Sin embargo, eso no implicaba que fuera estrictamente necesario darle facilidades a las empresas (para incentivar la inversión) y generar el recorte de subsidios en los servicios públicos en el mismo momento. En todo caso, en ese punto el oficialismo quedó preso de sus palabras: la necesidad de bajar el déficit fiscal no iba de la mano con la eliminación de las retenciones, aunque sí con la de subsidios y el consecuente aumento de tarifas de servicios públicos.
Si bien eso abona la versión opositora que argumenta que existió una transferencia de ingresos de pobres a ricos, también es cierto que la eliminación del cepo al dólar generó un aumento de la inflación en un primer momento, pero estabilizó las expectativas.
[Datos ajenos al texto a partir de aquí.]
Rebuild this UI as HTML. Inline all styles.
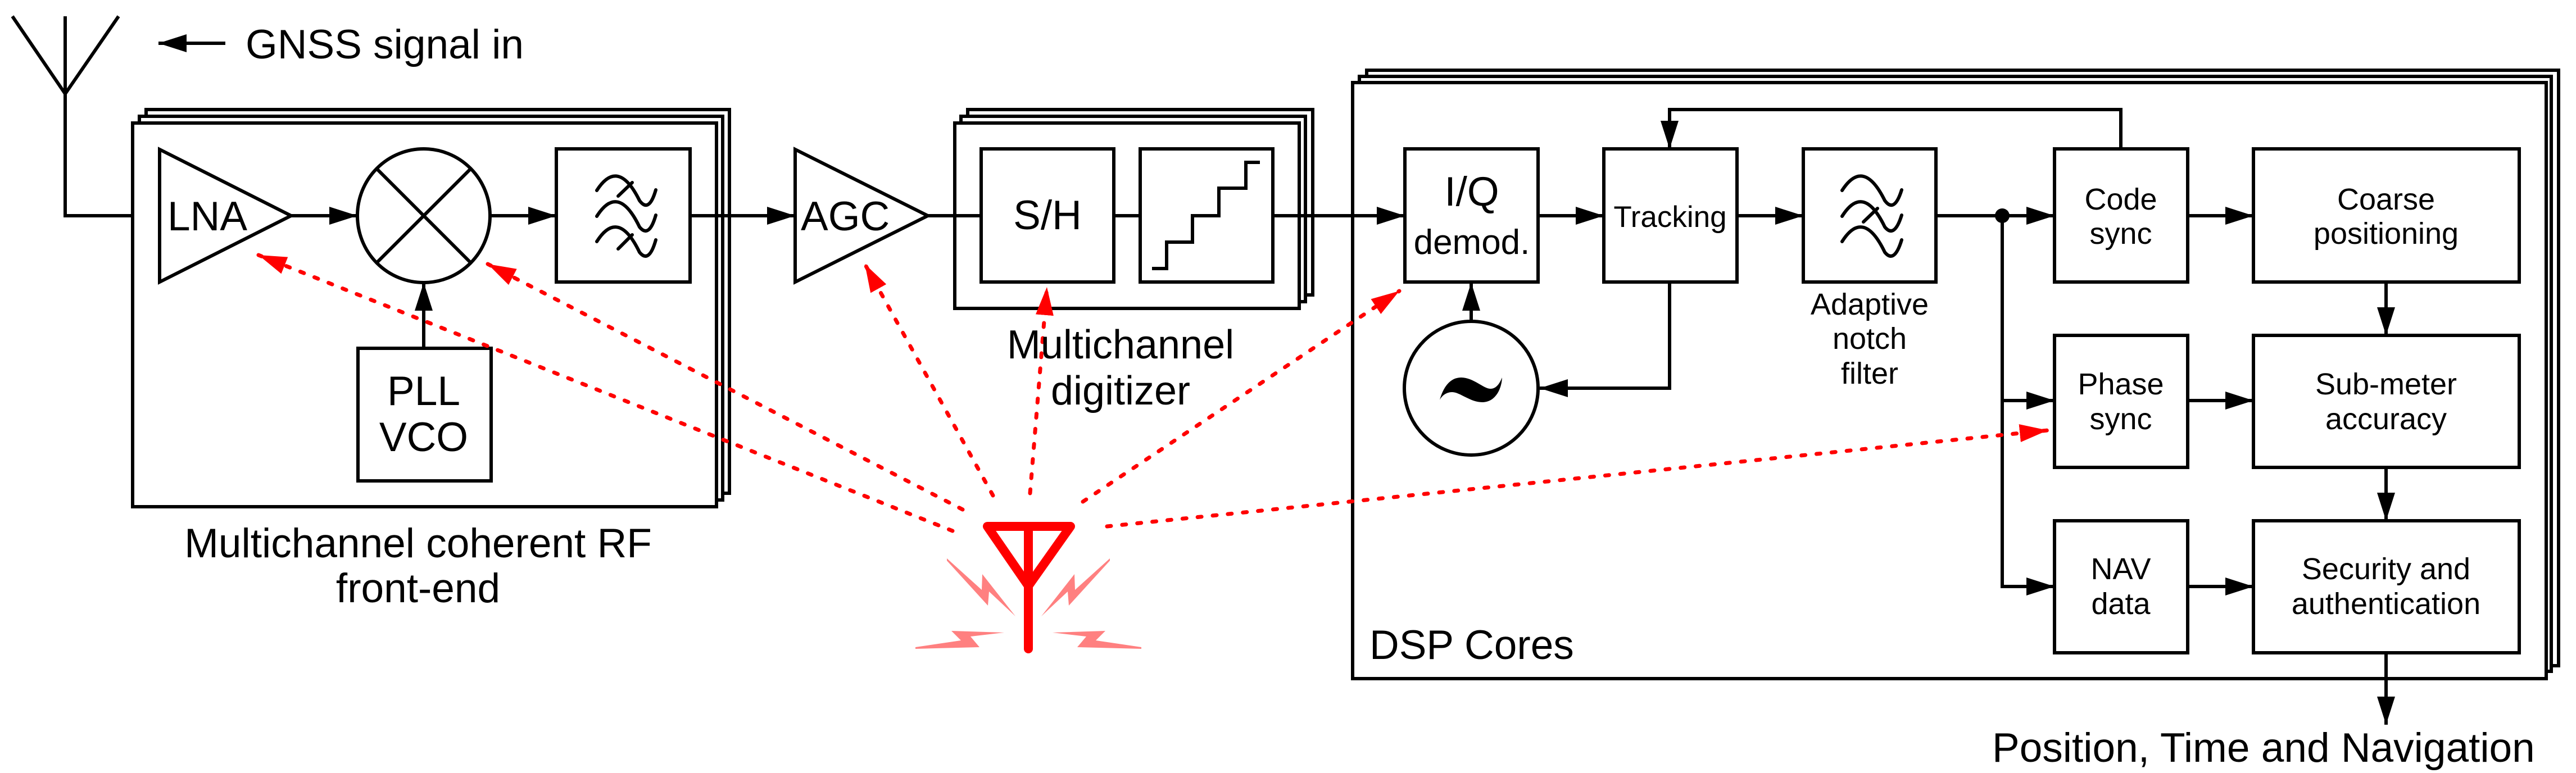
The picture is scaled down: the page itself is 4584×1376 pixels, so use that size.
<!DOCTYPE html>
<html><head><meta charset="utf-8"><style>
html,body{margin:0;padding:0;background:#fff;}
svg{display:block;}
text{font-family:"Liberation Sans",Arial,sans-serif;fill:#000;}
</style></head><body>
<svg width="4584" height="1376" viewBox="0 0 4584 1376" xmlns="http://www.w3.org/2000/svg">
<defs>
<marker id="a" markerUnits="userSpaceOnUse" markerWidth="52" markerHeight="34" refX="50" refY="17" orient="auto"><path d="M0,1 L50,17 L0,33 z" fill="#000"/></marker>
<marker id="r" markerUnits="userSpaceOnUse" markerWidth="52" markerHeight="34" refX="50" refY="17" orient="auto"><path d="M0,1 L50,17 L0,33 z" fill="#f00"/></marker>
</defs>
<g fill="none" stroke="#000" stroke-width="6">
<!-- antenna -->
<path d="M22,29 L116,167 L211,29 M116,29 L116,384 L284,384"/>
<line x1="401" y1="77" x2="282" y2="77" marker-end="url(#a)"/>
<!-- RF frames -->
<rect x="260" y="195" width="1038" height="683" fill="#fff"/>
<rect x="248" y="207" width="1038" height="683" fill="#fff"/>
<rect x="236" y="219" width="1039" height="683" fill="#fff"/>
<path d="M284,266 L284,502 L518,384 Z"/>
<line x1="518" y1="384" x2="636" y2="384" marker-end="url(#a)"/>
<ellipse cx="754" cy="384" rx="118" ry="119"/>
<path d="M670,300 L838,468 M838,300 L670,468"/>
<line x1="872" y1="384" x2="990" y2="384" marker-end="url(#a)"/>
<rect x="990" y="265" width="238" height="237"/>
<g stroke-width="6" stroke-linecap="round">
<path d="M1062,339 Q1100,280 1138,357 Q1155,380 1167,338"/>
<path d="M1062,385 Q1100,325 1138,404 Q1155,425 1167,383"/>
<path d="M1062,430 Q1100,370 1138,449 Q1155,470 1167,427"/>
<path d="M1100,349 L1125,325 M1100,443 L1125,418"/>
</g>
<rect x="637" y="620" width="237" height="236"/>
<line x1="754" y1="620" x2="754" y2="503" marker-end="url(#a)"/>
<line x1="1228" y1="384" x2="1415" y2="384" marker-end="url(#a)"/>
<path d="M1415,266 L1415,502 L1651,384 Z"/>
<line x1="1651" y1="384" x2="1699" y2="384"/>
<!-- digitizer -->
<rect x="1722" y="195" width="614" height="330" fill="#fff"/>
<rect x="1710" y="207" width="613" height="330" fill="#fff"/>
<rect x="1699" y="219" width="613" height="330" fill="#fff"/>
<line x1="1699" y1="384" x2="1746" y2="384"/>
<rect x="1746" y="265" width="236" height="237"/>
<line x1="1982" y1="384" x2="2029" y2="384"/>
<rect x="2029" y="265" width="236" height="237"/>
<path d="M2050,478 L2076,478 L2076,431 L2122,431 L2122,384 L2169,384 L2169,335 L2217,335 L2217,289 L2242,289"/>
<!-- DSP frames -->
<rect x="2432" y="125" width="2121" height="1060" fill="#fff"/>
<rect x="2419" y="136" width="2121" height="1059" fill="#fff"/>
<rect x="2407" y="147" width="2124" height="1061" fill="#fff"/>
<line x1="2265" y1="384" x2="2500" y2="384" marker-end="url(#a)"/>
<rect x="2500" y="265" width="237" height="237"/>
<circle cx="2618" cy="691" r="119"/>
<line x1="2618" y1="572" x2="2618" y2="503" marker-end="url(#a)"/>
<line x1="2737" y1="384" x2="2854" y2="384" marker-end="url(#a)"/>
<rect x="2854" y="265" width="237" height="237"/>
<path d="M2971,502 L2971,691 L2740,691" marker-end="url(#a)"/>
<path d="M3774,265 L3774,195 L2971,195 L2971,265" marker-end="url(#a)"/>
<line x1="3091" y1="384" x2="3209" y2="384" marker-end="url(#a)"/>
<rect x="3209" y="265" width="236" height="237"/>
<g stroke-width="6" stroke-linecap="round">
<path d="M3278,339 Q3316,280 3354,357 Q3371,380 3384,338"/>
<path d="M3278,385 Q3316,325 3354,404 Q3371,425 3384,383"/>
<path d="M3278,430 Q3316,370 3354,449 Q3371,470 3384,427"/>
<path d="M3316,395 L3341,371"/>
</g>
<line x1="3445" y1="384" x2="3656" y2="384" marker-end="url(#a)"/>
<path d="M3563,384 L3563,1044 L3656,1044" marker-end="url(#a)"/>
<line x1="3563" y1="713" x2="3656" y2="713" marker-end="url(#a)"/>
<rect x="3656" y="265" width="237" height="237"/>
<rect x="3656" y="597" width="237" height="235"/>
<rect x="3656" y="927" width="237" height="235"/>
<rect x="4010" y="265" width="473" height="237"/>
<rect x="4010" y="597" width="473" height="235"/>
<rect x="4010" y="927" width="473" height="235"/>
<line x1="3893" y1="384" x2="4010" y2="384" marker-end="url(#a)"/>
<line x1="3893" y1="713" x2="4010" y2="713" marker-end="url(#a)"/>
<line x1="3893" y1="1044" x2="4010" y2="1044" marker-end="url(#a)"/>
<line x1="4246" y1="502" x2="4246" y2="597" marker-end="url(#a)"/>
<line x1="4246" y1="832" x2="4246" y2="927" marker-end="url(#a)"/>
<line x1="4246" y1="1162" x2="4246" y2="1290" marker-end="url(#a)"/>
</g>
<circle cx="3563" cy="384" r="13" fill="#000"/>
<path d="M2562,712 C2568,690 2580,672 2600,672 C2622,672 2640,692 2652,692 C2662,692 2668,684 2673,672 C2672,694 2660,716 2638,716 C2616,716 2598,698 2584,698 C2574,698 2566,704 2562,712 Z" fill="#000"/>
<!-- red -->
<g stroke="#f00" stroke-width="7" stroke-linecap="round" stroke-dasharray="7 20" fill="none">
<line x1="1695" y1="945" x2="460" y2="454" marker-end="url(#r)"/>
<line x1="1713" y1="907" x2="868" y2="470" marker-end="url(#r)"/>
<line x1="1767" y1="882" x2="1539" y2="470" marker-end="url(#r)"/>
<line x1="1833" y1="878" x2="1863" y2="511" marker-end="url(#r)"/>
<line x1="1927" y1="893" x2="2490" y2="518" marker-end="url(#r)"/>
<line x1="1970" y1="937" x2="3644" y2="766" marker-end="url(#r)"/>
</g>
<g stroke="#f00" stroke-width="16" stroke-linecap="round" stroke-linejoin="round" fill="none">
<path d="M1757,937 L1905,937 L1830,1043 Z M1830,937 L1830,1155"/>
</g>
<g fill="#ff8080">
<polygon points="1685,994 1747,1050 1748,1022 1807,1097 1760,1053 1758,1078 1685,998"/>
<polygon points="1975,994 1913,1050 1912,1022 1853,1097 1900,1053 1902,1078 1975,998"/>
<polygon points="1629,1152 1710,1140 1693,1123 1787,1126 1727,1133 1743,1152 1629,1155"/>
<polygon points="2031,1152 1950,1140 1967,1123 1873,1126 1933,1133 1917,1152 2031,1155"/>
</g>
<!-- text -->
<text x="437" y="104" font-size="73">GNSS signal in</text>
<text x="298" y="410" font-size="73">LNA</text>
<text x="754" y="721" font-size="73" text-anchor="middle">PLL</text>
<text x="754" y="803" font-size="73" text-anchor="middle">VCO</text>
<text x="1425" y="410" font-size="73">AGC</text>
<text x="744" y="992" font-size="73" text-anchor="middle">Multichannel coherent RF</text>
<text x="744" y="1072" font-size="73" text-anchor="middle">front-end</text>
<text x="1864" y="408" font-size="73" text-anchor="middle">S/H</text>
<text x="1994" y="638" font-size="72" text-anchor="middle">Multichannel</text>
<text x="1994" y="720" font-size="72" text-anchor="middle">digitizer</text>
<text x="2619" y="366" font-size="73" text-anchor="middle">I/Q</text>
<text x="2619" y="452" font-size="62" text-anchor="middle">demod.</text>
<text x="2972" y="404" font-size="53" text-anchor="middle">Tracking</text>
<text x="3327" y="560" font-size="54" text-anchor="middle">Adaptive</text>
<text x="3327" y="621" font-size="54" text-anchor="middle">notch</text>
<text x="3327" y="683" font-size="54" text-anchor="middle">filter</text>
<g font-size="54" text-anchor="middle">
<text x="3774" y="373">Code</text><text x="3774" y="434">sync</text>
<text x="3774" y="702">Phase</text><text x="3774" y="764">sync</text>
<text x="3774" y="1031">NAV</text><text x="3774" y="1093">data</text>
<text x="4246" y="373">Coarse</text><text x="4246" y="434">positioning</text>
<text x="4246" y="702">Sub-meter</text><text x="4246" y="764">accuracy</text>
<text x="4246" y="1031">Security and</text><text x="4246" y="1093">authentication</text>
</g>
<text x="2437" y="1173" font-size="73">DSP Cores</text>
<text x="3545" y="1356" font-size="73">Position, Time and Navigation</text>
</svg>
</body></html>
Si el gobierno logra domar a los supermercados, conjuntamente con la baja en el consumo propiciada por el “tarifazo”, posiblemente pueda bajar la inflación y favorecer a las clases más bajas, lo cual ayudaría al discurso oficialista. Lo mismo sucedería si efectivamente se observara un aumento importante de la inversión que redundara en puestos de trabajo.
Está claro, entonces, cuáles son las medidas que se tomaron, pero no son igual de obvias dos cosas: cuáles fueron las intenciones y cuáles serán los resultados. Para explicar eso existen dos cuentitos: uno escéptico y pesimista y otro confiado y optimista. El tiempo le dará la mayor parte de la razón (nunca toda) a uno de los dos y – muy probablemente – de cuál sea el más acertado dependerá la suerte del gobierno en la elección de 2017.